When this point has been reached, the computational critique aimed at Lange will no longer hold. In principle, the market could be replicated in silicon—replacing the distributed, parallel flesh-and-blood system that we are familiar with. The computers would tell people what to produce—distributing rewards and meting out sanctions as necessary—and distribute to people whatever they should consume. The technological problem in aggregating information can be solved. The public attention currently given to the rise of robots—as workers, servants, and lovers—has focused overwhelmingly on the micro level, the human-to-computer interactions that could result in physical or emotional harm. But if robots can drive cars, they can also make purchase orders, accept deliveries, gauge consumer sentiment, plan economic operations, and coordinate this activity at the level of the economy. At this macro level, the role of artificial intelligence in reshaping social organization has—bizarrely—received little attention. Whether such a system would work as intended, or its centralized authority be horribly abused, is of far more significance than the hot topic of whether a robot driver should be programmed to sacrifice a single passenger to save two pedestrians.

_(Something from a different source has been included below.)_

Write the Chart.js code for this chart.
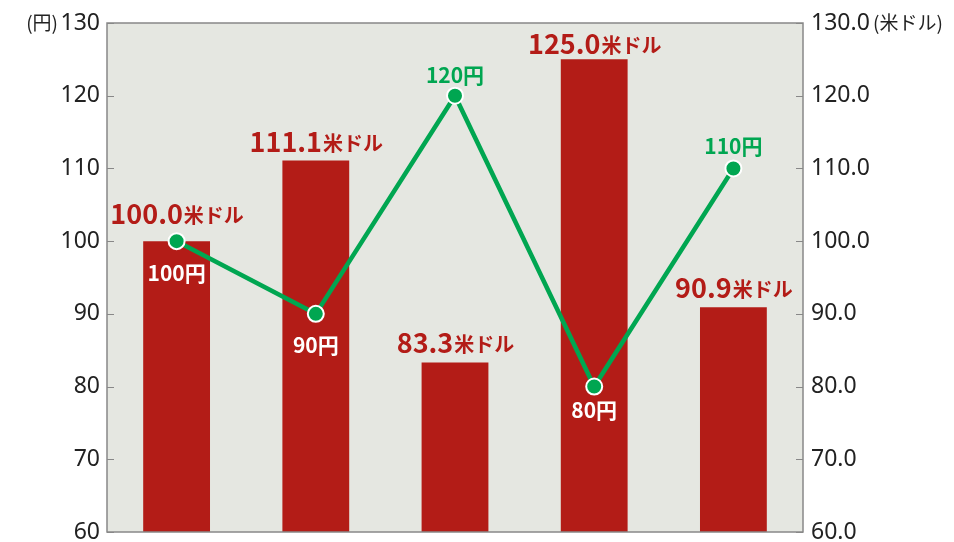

Meanwhile, behind-the-scenes information technology plays an increasing role in business planning. While our economy remains primarily driven by the interplay of markets, an increasing number of businesses organize logistics, production schedules, distribution channels, and supply chains in automated ways. These vast, successful corporations engage in the type of technical calculations that Lange envisioned for the central planner, albeit at a smaller scale. Walmart grew to be one of the most valuable enterprises in the world through its mastery of automated logistics and pricing, and yet is quickly being outstripped by the even further automated and centralized planning of Amazon. Uber directs a large part of the flow of transportation services in many cities. In short, vast corporations—islands of centralized planning in the ocean of the market economy—produce a significant amount of economic value by exploiting computational power. (…) While we leave such speculation to the writers of science fiction, we remain confident that for at least a few generations, markets—Radical Markets, that is—will remain the best method of large-scale social organization.